As crianças e jovens portugueses autores da denúncia pertencem a três famílias e decidiram agir depois de ouvirem sobre o trabalho climático da Glan e perceberem que as mudanças climáticas haviam batido às suas portas. Os incêndios florestais de 2017 foram um divisor de águas para vários deles.
"Vivi diretamente o horror dos incêndios", contou Catarina Mota, que mora em Leiria, uma das regiões mais atingidas na época. O aumento do nível do mar, a constante ameaça de incêndios florestais e temperaturas cada vez mais alteradas fazem parte agora de sua realidade cotidiana.
"Essas mudanças me deixam apreensiva", disse acrescentando que por vezes tem dificuldade de respirar ou dormir por causa do calor. "O desejo de um mundo onde se possa pelo menos sobreviver me motivou a participar deste processo. Isso não vai acontecer se nossos governos não fizerem nada", afirmou Mota, que hoje tem 23 anos.

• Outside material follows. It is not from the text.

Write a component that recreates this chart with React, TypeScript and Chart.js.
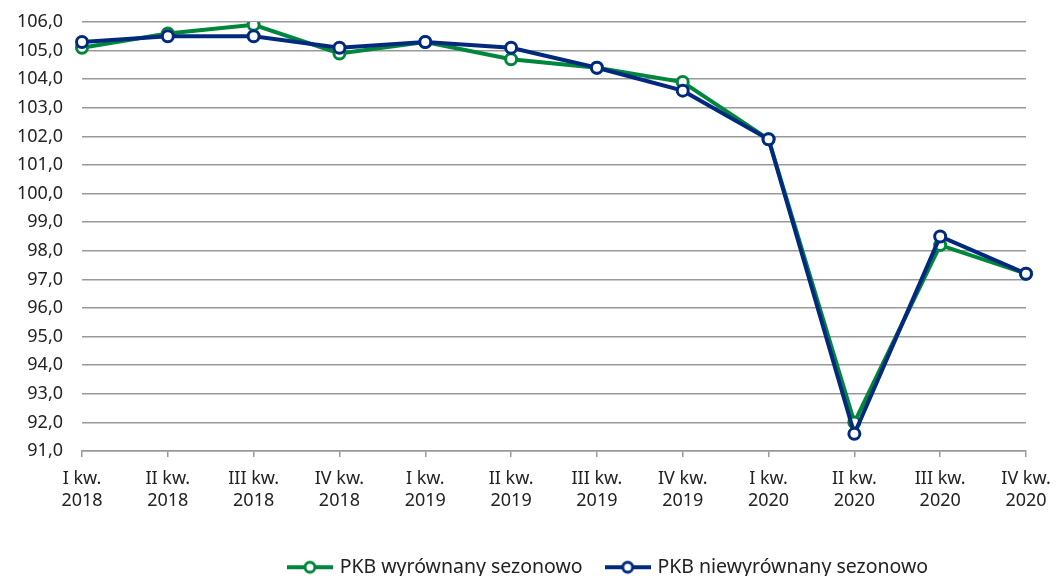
import React, { useEffect, useRef } from "react";
import { Chart, registerables } from "chart.js";

Chart.register(...registerables);

const categories: string[][] = [
  ["I kw.", "2018"], ["II kw.", "2018"], ["III kw.", "2018"], ["IV kw.", "2018"],
  ["I kw.", "2019"], ["II kw.", "2019"], ["III kw.", "2019"], ["IV kw.", "2019"],
  ["I kw.", "2020"], ["II kw.", "2020"], ["III kw.", "2020"], ["IV kw.", "2020"],
];
const seasonallyAdjusted = [105.1, 105.6, 105.9, 104.9, 105.3, 104.7, 104.4, 103.9, 101.9, 92.0, 98.2, 97.2];
const notAdjusted = [105.3, 105.5, 105.5, 105.1, 105.3, 105.1, 104.4, 103.6, 101.9, 91.6, 98.5, 97.2];
const seriesNames = ["PKB wyrównany sezonowo", "PKB niewyrównany sezonowo"];
const yMin = 91;
const yMax = 106;

const GREEN = "#00873C";
const BLUE = "#012A7F";
const FONT = "'Noto Sans', 'DejaVu Sans', sans-serif";
Chart.defaults.font.family = FONT;

function legendIcon(color: string): HTMLCanvasElement {
  const c = document.createElement("canvas");
  c.width = 46;
  c.height = 16;
  const ctx = c.getContext("2d")!;
  ctx.strokeStyle = color;
  ctx.lineWidth = 4;
  ctx.beginPath();
  ctx.moveTo(0, 8);
  ctx.lineTo(46, 8);
  ctx.stroke();
  ctx.beginPath();
  ctx.arc(23, 8, 5, 0, Math.PI * 2);
  ctx.fillStyle = "#fff";
  ctx.fill();
  ctx.lineWidth = 3;
  ctx.stroke();
  return c;
}

const legendShift = {
  id: "legendShift",
  afterLayout(chart: any) {
    const lg = chart.legend;
    if (!lg) return;
    lg.left += 192;
    lg.top += 11;
    lg.bottom += 11;
  },
};

export default function App() {
  const ref = useRef<HTMLCanvasElement | null>(null);
  useEffect(() => {
    if (!ref.current) return;
    const icons = [legendIcon(GREEN), legendIcon(BLUE)];
    const chart = new Chart(ref.current, {
      type: "line",
      data: {
        labels: categories,
        datasets: [
          {
            label: seriesNames[0],
            data: seasonallyAdjusted,
            borderColor: GREEN,
            backgroundColor: "#fff",
            borderWidth: 4,
            pointRadius: 5.5,
            pointBorderWidth: 3,
            pointBackgroundColor: "#fff",
            pointBorderColor: GREEN,
            tension: 0,
            order: 1,
          },
          {
            label: seriesNames[1],
            data: notAdjusted,
            borderColor: BLUE,
            backgroundColor: "#fff",
            borderWidth: 4,
            pointRadius: 5.5,
            pointBorderWidth: 3,
            pointBackgroundColor: "#fff",
            pointBorderColor: BLUE,
            tension: 0,
            order: 0,
          },
        ],
      },
      plugins: [legendShift],
      options: {
        animation: false,
        responsive: true,
        maintainAspectRatio: false,
        layout: { padding: { top: 22, right: 30, left: 0, bottom: 0 } },
        scales: {
          x: {
            offset: false,
            grid: {
              drawOnChartArea: false,
              drawTicks: true,
              tickLength: 6,
              color: "#999",
              lineWidth: 1.5,
            },
            border: { display: true, color: "#999", width: 1.5 },
            ticks: {
              color: "#222",
              font: { family: FONT, size: 18 },
              padding: 11,
              maxRotation: 0,
              autoSkip: false,
            },
            afterFit: (s: any) => {
              s.height = 70.5;
              s.paddingRight = 0;
            },
          },
          y: {
            min: yMin,
            max: yMax,
            grid: { color: "#999", lineWidth: 1.5, drawTicks: true, tickLength: 19, tickColor: "rgba(0,0,0,0)" },
            border: { display: false },
            ticks: {
              stepSize: 1,
              color: "#222",
              padding: 0,
              font: { family: FONT, size: 18 },
              callback: (v: any) => Number(v).toFixed(1).replace(".", ","),
            },
            afterFit: (s: any) => {
              s.width = 82;
              s.paddingTop = 0;
              s.paddingBottom = 0;
            },
          },
        },
        plugins: {
          tooltip: { enabled: false },
          legend: {
            position: "bottom",
            labels: {
              usePointStyle: true,
              pointStyleWidth: 40,
              padding: 25,
              color: "#222",
              font: { family: FONT, size: 19.5 },
              sort: (a: any, b: any) => a.datasetIndex - b.datasetIndex,
              generateLabels: (ch: any) => {
                const items = Chart.defaults.plugins.legend.labels.generateLabels(ch);
                return items.map((it: any) => ({ ...it, pointStyle: icons[it.datasetIndex] }));
              },
            },
          },
        },
      },
    });
    let alive = true;
    const redraw = () => {
      if (alive) chart.update();
    };
    if ((document as any).fonts) {
      Promise.all([
        (document as any).fonts.load("18px 'Noto Sans'", "I kw. 2018 106,0"),
        (document as any).fonts.load("19.5px 'Noto Sans'", "PKB"),
      ])
        .then(redraw)
        .catch(() => {});
      (document as any).fonts.ready.then(redraw).catch(() => {});
    }
    return () => {
      alive = false;
      chart.destroy();
    };
  }, []);
  return (
    <div style={{ position: "fixed", left: 0, top: 0, width: 1056, height: 576, background: "#fff" }}>
      <canvas ref={ref} />
    </div>
  );
}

A ação climática, como neste caso, é necessária "para um futuro e vida saudável sem medo", reivindicou Claudia Agostinho, de 24 anos, outra autora do processo. "Nossa geração e gerações futuras merecem isso".
Movimento global
O caso de Estrasburgo faz parte de uma onda global de processos judiciais climáticos. Embora haja casos semelhantes em curso em muitos países – entre eles, Coreia do Sul, Peru e Canadá –, o exemplo recente mais emblemático foi o liderado por jovens no estado americano de Montana. No julgamento histórico de agosto, os juízes consideram inconstitucional a Lei de Política Ambiental do estado por ela ignorar os impactos climáticos de projetos de combustíveis fósseis. A decisão estabeleceu um precedente importante para casos similares nos Estados Unidos.
O julgamento se seguiu a outro caso bem-sucedido de 2021 iniciado por jovens contra o governo alemão e a lei de proteção climática do país. Na decisão da ação, o Tribunal Constitucional Federal da Alemanha ordenou que Berlim atualizasse as metas de redução de emissões para 2030.
"Acho que um caso inspira o outro", avalia Caroline Schroeder, da ONG Germanwatch, que apoiou a queixa dos nove jovens na Alemanha. Para ela, o caso de Estrasburgo e a tendência crescente de processos judiciais são frutos da mesma frustração que impulsiona o movimento Fridays for Future (Greve pelo Futuro), de que "a política não está fazendo o suficiente".
Em 2020, Catarina Mota contou que viveu diretamente "horror dos incêndios" de 2017 Foto: Global Legal Action Network
"Gostaria que não precisássemos instaurar os processos", admite Roda Verheyen, advogada que trabalha na ação People’s Climate Case, movida contra instituições europeias. "Mas o nível de proteção conferido aos nossos filhos ainda é essencialmente muito baixo. Por isso os tribunais vão continuar vendo essas ações."
Verheyen aponta que, ao enfatizar o dever geral de proteção em vez de contestar uma lei específica, o caso de Estrasburgo é menos concreto do que outros em que trabalhou. Uma vitória, no entanto, poderia ter implicações de amplo alcance para os Estados-membros, e até mesmo uma perda poderia potencialmente "enfatizar a força do litígio tanto em casos nacionais quanto no nível da UE".
A força maior da ação está, segundo Liston, em evidenciar a perspectiva temporal e a iminência da ameaça, e "esse caso mostra que há gente que vai sofrer os terríveis efeitos das mudanças climáticas por toda a vida".
O autor mais jovem da queixa tem hoje apenas 11 anos. E terá 28 em 2040, quando, pela previsão de cientistas da ONU, é esperada a maioria das consequências graves das mudanças climáticas.
André espera que o caso traga "o reconhecimento da voz de uma geração que vive em grande ansiedade e medo crescente das catástrofes que estão por vir, mas também que tem esperança de que as coisas mudem".